>> START Data section

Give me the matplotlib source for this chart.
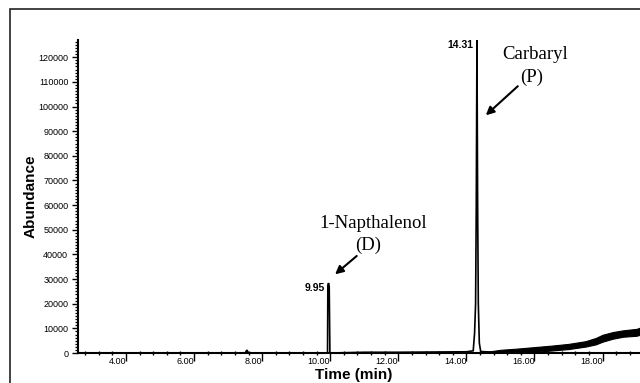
import numpy as np
import matplotlib
matplotlib.use('Agg')
import matplotlib.pyplot as plt
from matplotlib.ticker import MultipleLocator, FixedLocator
from matplotlib.patches import Rectangle

# chromatogram (time in min, abundance)
time_main = [2.6, 7.50, 7.55, 7.60, 9.90, 9.92, 9.93, 9.95, 9.97, 9.99, 10.01,
             11.0, 12.0, 13.0, 14.0, 14.20, 14.24, 14.27, 14.29, 14.31, 14.33,
             14.35, 14.38, 14.42, 14.7]
abund_main = [0, 0, 1200, 0, 0, 0, 27500, 28400, 27000, 0, 0,
              300, 300, 400, 500, 900, 8000, 20000, 60000, 127000, 60000,
              20000, 4000, 600, 400]

# rising baseline at the end of the run (noisy band: lower / upper edge)
time_drift = [14.6, 15.0, 15.5, 16.0, 16.5, 17.0, 17.5, 17.8, 18.0, 18.3, 18.6, 19.0, 19.1]
drift_low = [0, 0, 300, 500, 1000, 1600, 2600, 3500, 4600, 5800, 6600, 7000, 7400]
drift_high = [500, 1300, 1800, 2400, 3000, 3700, 4800, 6100, 7400, 8500, 9200, 9800, 10300]

peak_labels = [(9.95, 28400, '9.95'), (14.31, 127000, '14.31')]

fig = plt.figure(figsize=(6.4, 3.83), dpi=100)
ax = fig.add_axes([0.1219, 0.0783, 0.8781, 0.8173])

ax.plot(time_main, abund_main, color='k', lw=1.2, solid_joinstyle='miter')
ax.fill_between(time_drift, drift_low, drift_high, color='k', lw=0.8, edgecolor='k')

ax.set_xlim(2.59, 19.1)
ax.set_ylim(0, 127000)

for s in ['top', 'right']:
    ax.spines[s].set_visible(False)
for s in ['left', 'bottom']:
    ax.spines[s].set_linewidth(1.5)

ax.xaxis.set_major_locator(FixedLocator([4, 6, 8, 10, 12, 14, 16, 18]))
ax.xaxis.set_minor_locator(MultipleLocator(0.4))
ax.set_xticklabels(['4.00', '6.00', '8.00', '10.00', '12.00', '14.00', '16.00', '18.00'])
ax.yaxis.set_major_locator(MultipleLocator(10000))
ax.yaxis.set_minor_locator(MultipleLocator(1250))

ax.tick_params(axis='x', which='major', direction='out', length=6, width=1, pad=-3,
               labelsize=6.5)
ax.tick_params(axis='x', which='minor', direction='inout', length=3, width=1)
ax.tick_params(axis='y', which='major', direction='out', length=4, width=1, pad=3,
               labelsize=6.5)
ax.tick_params(axis='y', which='minor', direction='out', length=2.5, width=0.9)
for lab in ax.get_xticklabels():
    lab.set_horizontalalignment('right')
for lab in ax.get_xticklabels() + ax.get_yticklabels():
    lab.set_fontfamily('Liberation Sans')

ax.set_xlabel('Time (min)', fontsize=11, fontweight='bold', family='Liberation Sans',
              va='center')
ax.xaxis.set_label_coords(0.49, -0.07)
ax.set_ylabel('Abundance', fontsize=11, fontweight='bold', family='Liberation Sans',
              va='center')
ax.yaxis.set_label_coords(-0.085, 0.5)

for t, a, s in peak_labels:
    ax.text(t - 0.1, a, s, ha='right', va='top', fontsize=7.5, fontweight='bold',
            family='Liberation Sans')

serif = dict(ha='center', va='center', fontsize=13.5, family='Liberation Serif')
ax.text(11.25, 52700, '1-Napthalenol', **serif)
ax.text(11.11, 43800, '(D)', **serif)
ax.annotate('', xy=(10.08, 31200), xytext=(10.84, 40100),
            arrowprops=dict(arrowstyle='-|>', color='k', lw=1.5, mutation_scale=12))
ax.text(16.01, 121200, 'Carbaryl', **serif)
ax.text(15.92, 111900, '(P)', **serif)
ax.annotate('', xy=(14.51, 95700), xytext=(15.57, 109000),
            arrowprops=dict(arrowstyle='-|>', color='k', lw=1.5, mutation_scale=12))

fig.patches.append(Rectangle((10 / 640, -0.05), 1.0, 1 - 9 / 383 + 0.05,
                             transform=fig.transFigure, fill=False,
                             edgecolor='#222222', lw=1.2))

fig.savefig('out.png', dpi=100)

>> END Data section

From start to finish, output the listing exactly, but omit its pictures.

* Written solution
Give me the matplotlib source for this chart.
import numpy as np
import matplotlib
matplotlib.use('Agg')
import matplotlib.pyplot as plt
from matplotlib.ticker import MultipleLocator, FixedLocator
from matplotlib.patches import Rectangle

# chromatogram (time in min, abundance)
time_main = [2.6, 7.50, 7.55, 7.60, 9.90, 9.92, 9.93, 9.95, 9.97, 9.99, 10.01,
             11.0, 12.0, 13.0, 14.0, 14.20, 14.24, 14.27, 14.29, 14.31, 14.33,
             14.35, 14.38, 14.42, 14.7]
abund_main = [0, 0, 1200, 0, 0, 0, 27500, 28400, 27000, 0, 0,
              300, 300, 400, 500, 900, 8000, 20000, 60000, 127000, 60000,
              20000, 4000, 600, 400]

# rising baseline at the end of the run (noisy band: lower / upper edge)
time_drift = [14.6, 15.0, 15.5, 16.0, 16.5, 17.0, 17.5, 17.8, 18.0, 18.3, 18.6, 19.0, 19.1]
drift_low = [0, 0, 300, 500, 1000, 1600, 2600, 3500, 4600, 5800, 6600, 7000, 7400]
drift_high = [500, 1300, 1800, 2400, 3000, 3700, 4800, 6100, 7400, 8500, 9200, 9800, 10300]

peak_labels = [(9.95, 28400, '9.95'), (14.31, 127000, '14.31')]

fig = plt.figure(figsize=(6.4, 3.83), dpi=100)
ax = fig.add_axes([0.1219, 0.0783, 0.8781, 0.8173])

ax.plot(time_main, abund_main, color='k', lw=1.2, solid_joinstyle='miter')
ax.fill_between(time_drift, drift_low, drift_high, color='k', lw=0.8, edgecolor='k')

ax.set_xlim(2.59, 19.1)
ax.set_ylim(0, 127000)

for s in ['top', 'right']:
    ax.spines[s].set_visible(False)
for s in ['left', 'bottom']:
    ax.spines[s].set_linewidth(1.5)

ax.xaxis.set_major_locator(FixedLocator([4, 6, 8, 10, 12, 14, 16, 18]))
ax.xaxis.set_minor_locator(MultipleLocator(0.4))
ax.set_xticklabels(['4.00', '6.00', '8.00', '10.00', '12.00', '14.00', '16.00', '18.00'])
ax.yaxis.set_major_locator(MultipleLocator(10000))
ax.yaxis.set_minor_locator(MultipleLocator(1250))

ax.tick_params(axis='x', which='major', direction='out', length=6, width=1, pad=-3,
               labelsize=6.5)
ax.tick_params(axis='x', which='minor', direction='inout', length=3, width=1)
ax.tick_params(axis='y', which='major', direction='out', length=4, width=1, pad=3,
               labelsize=6.5)
ax.tick_params(axis='y', which='minor', direction='out', length=2.5, width=0.9)
for lab in ax.get_xticklabels():
    lab.set_horizontalalignment('right')
for lab in ax.get_xticklabels() + ax.get_yticklabels():
    lab.set_fontfamily('Liberation Sans')

ax.set_xlabel('Time (min)', fontsize=11, fontweight='bold', family='Liberation Sans',
              va='center')
ax.xaxis.set_label_coords(0.49, -0.07)
ax.set_ylabel('Abundance', fontsize=11, fontweight='bold', family='Liberation Sans',
              va='center')
ax.yaxis.set_label_coords(-0.085, 0.5)

for t, a, s in peak_labels:
    ax.text(t - 0.1, a, s, ha='right', va='top', fontsize=7.5, fontweight='bold',
            family='Liberation Sans')

serif = dict(ha='center', va='center', fontsize=13.5, family='Liberation Serif')
ax.text(11.25, 52700, '1-Napthalenol', **serif)
ax.text(11.11, 43800, '(D)', **serif)
ax.annotate('', xy=(10.08, 31200), xytext=(10.84, 40100),
            arrowprops=dict(arrowstyle='-|>', color='k', lw=1.5, mutation_scale=12))
ax.text(16.01, 121200, 'Carbaryl', **serif)
ax.text(15.92, 111900, '(P)', **serif)
ax.annotate('', xy=(14.51, 95700), xytext=(15.57, 109000),
            arrowprops=dict(arrowstyle='-|>', color='k', lw=1.5, mutation_scale=12))

fig.patches.append(Rectangle((10 / 640, -0.05), 1.0, 1 - 9 / 383 + 0.05,
                             transform=fig.transFigure, fill=False,
                             edgecolor='#222222', lw=1.2))

fig.savefig('out.png', dpi=100)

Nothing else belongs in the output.